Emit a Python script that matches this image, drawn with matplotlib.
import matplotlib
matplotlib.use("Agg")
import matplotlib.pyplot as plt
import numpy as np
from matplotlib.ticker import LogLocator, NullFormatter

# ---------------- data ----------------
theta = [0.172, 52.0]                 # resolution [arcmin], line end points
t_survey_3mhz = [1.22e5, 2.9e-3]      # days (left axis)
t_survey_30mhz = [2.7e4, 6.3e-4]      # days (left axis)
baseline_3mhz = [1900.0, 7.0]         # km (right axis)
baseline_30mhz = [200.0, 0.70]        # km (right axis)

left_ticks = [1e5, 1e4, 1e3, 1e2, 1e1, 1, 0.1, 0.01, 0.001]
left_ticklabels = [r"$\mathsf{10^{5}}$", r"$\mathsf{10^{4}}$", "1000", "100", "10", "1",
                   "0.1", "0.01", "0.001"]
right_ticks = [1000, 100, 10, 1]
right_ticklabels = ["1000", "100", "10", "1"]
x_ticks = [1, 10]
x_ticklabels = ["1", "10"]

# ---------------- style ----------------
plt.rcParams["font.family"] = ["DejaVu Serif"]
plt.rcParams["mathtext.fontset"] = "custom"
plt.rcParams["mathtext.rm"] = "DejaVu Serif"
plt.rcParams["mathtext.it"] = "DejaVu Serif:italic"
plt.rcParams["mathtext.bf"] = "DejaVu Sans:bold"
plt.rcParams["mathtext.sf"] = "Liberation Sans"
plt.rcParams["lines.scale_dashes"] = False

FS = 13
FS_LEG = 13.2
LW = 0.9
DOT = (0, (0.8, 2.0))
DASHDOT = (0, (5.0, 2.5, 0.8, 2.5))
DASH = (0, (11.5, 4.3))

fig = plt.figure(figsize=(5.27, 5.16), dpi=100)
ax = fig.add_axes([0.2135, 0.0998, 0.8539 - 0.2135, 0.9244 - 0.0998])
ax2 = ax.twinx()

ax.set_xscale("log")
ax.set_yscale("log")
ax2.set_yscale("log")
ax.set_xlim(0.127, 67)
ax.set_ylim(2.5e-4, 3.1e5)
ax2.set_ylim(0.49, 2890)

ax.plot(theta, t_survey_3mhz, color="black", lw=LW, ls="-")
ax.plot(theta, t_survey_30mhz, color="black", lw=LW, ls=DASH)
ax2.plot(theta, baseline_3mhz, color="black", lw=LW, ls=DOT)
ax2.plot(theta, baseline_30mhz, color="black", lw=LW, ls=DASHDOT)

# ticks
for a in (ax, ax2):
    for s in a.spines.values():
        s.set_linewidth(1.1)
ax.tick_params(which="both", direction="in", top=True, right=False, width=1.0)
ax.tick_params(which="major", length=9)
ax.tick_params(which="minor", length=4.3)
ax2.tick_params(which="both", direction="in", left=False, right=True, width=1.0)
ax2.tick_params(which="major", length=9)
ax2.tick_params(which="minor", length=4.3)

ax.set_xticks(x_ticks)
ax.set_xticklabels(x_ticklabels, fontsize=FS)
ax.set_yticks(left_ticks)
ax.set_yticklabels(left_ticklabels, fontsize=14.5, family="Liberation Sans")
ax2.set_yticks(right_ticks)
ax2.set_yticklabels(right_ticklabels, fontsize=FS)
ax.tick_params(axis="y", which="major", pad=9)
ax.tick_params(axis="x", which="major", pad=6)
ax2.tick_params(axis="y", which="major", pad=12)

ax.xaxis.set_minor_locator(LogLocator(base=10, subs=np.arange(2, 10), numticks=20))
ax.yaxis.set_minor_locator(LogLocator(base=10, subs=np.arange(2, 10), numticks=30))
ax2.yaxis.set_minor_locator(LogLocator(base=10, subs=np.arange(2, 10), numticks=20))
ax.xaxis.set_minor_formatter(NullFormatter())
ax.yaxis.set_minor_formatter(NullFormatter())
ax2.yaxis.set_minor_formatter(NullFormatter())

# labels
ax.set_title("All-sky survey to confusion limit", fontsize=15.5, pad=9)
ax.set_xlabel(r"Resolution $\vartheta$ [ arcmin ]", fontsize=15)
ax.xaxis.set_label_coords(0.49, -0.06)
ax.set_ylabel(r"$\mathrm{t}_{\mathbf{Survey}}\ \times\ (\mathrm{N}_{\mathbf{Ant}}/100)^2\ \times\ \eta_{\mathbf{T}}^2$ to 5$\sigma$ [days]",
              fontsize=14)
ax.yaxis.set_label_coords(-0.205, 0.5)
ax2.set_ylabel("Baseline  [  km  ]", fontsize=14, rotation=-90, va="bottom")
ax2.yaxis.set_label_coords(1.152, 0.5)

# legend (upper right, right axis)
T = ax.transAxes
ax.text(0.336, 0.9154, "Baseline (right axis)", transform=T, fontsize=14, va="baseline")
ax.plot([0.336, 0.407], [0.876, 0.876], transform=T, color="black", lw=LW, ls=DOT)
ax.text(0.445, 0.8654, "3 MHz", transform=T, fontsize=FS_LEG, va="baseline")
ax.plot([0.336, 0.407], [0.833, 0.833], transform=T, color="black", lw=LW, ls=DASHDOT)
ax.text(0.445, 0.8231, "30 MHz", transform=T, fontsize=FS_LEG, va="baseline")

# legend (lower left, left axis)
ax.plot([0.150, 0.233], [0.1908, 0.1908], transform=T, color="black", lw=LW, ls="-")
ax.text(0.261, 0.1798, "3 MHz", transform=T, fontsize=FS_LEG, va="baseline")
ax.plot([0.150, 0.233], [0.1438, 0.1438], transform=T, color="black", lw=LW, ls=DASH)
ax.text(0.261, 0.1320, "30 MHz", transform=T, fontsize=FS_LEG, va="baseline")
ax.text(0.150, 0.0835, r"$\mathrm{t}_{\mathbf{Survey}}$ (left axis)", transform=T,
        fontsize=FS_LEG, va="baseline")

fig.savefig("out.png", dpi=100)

# [WRITTEN EXERCISE]
Return nothing but the lines from the first line of the listing through the line with "from matplotlib.ticker import", please, keeping every one of them unchanged.

# [COMPLETE ANSWER]
Emit a Python script that matches this image, drawn with matplotlib.
import matplotlib
matplotlib.use("Agg")
import matplotlib.pyplot as plt
import numpy as np
from matplotlib.ticker import LogLocator, NullFormatter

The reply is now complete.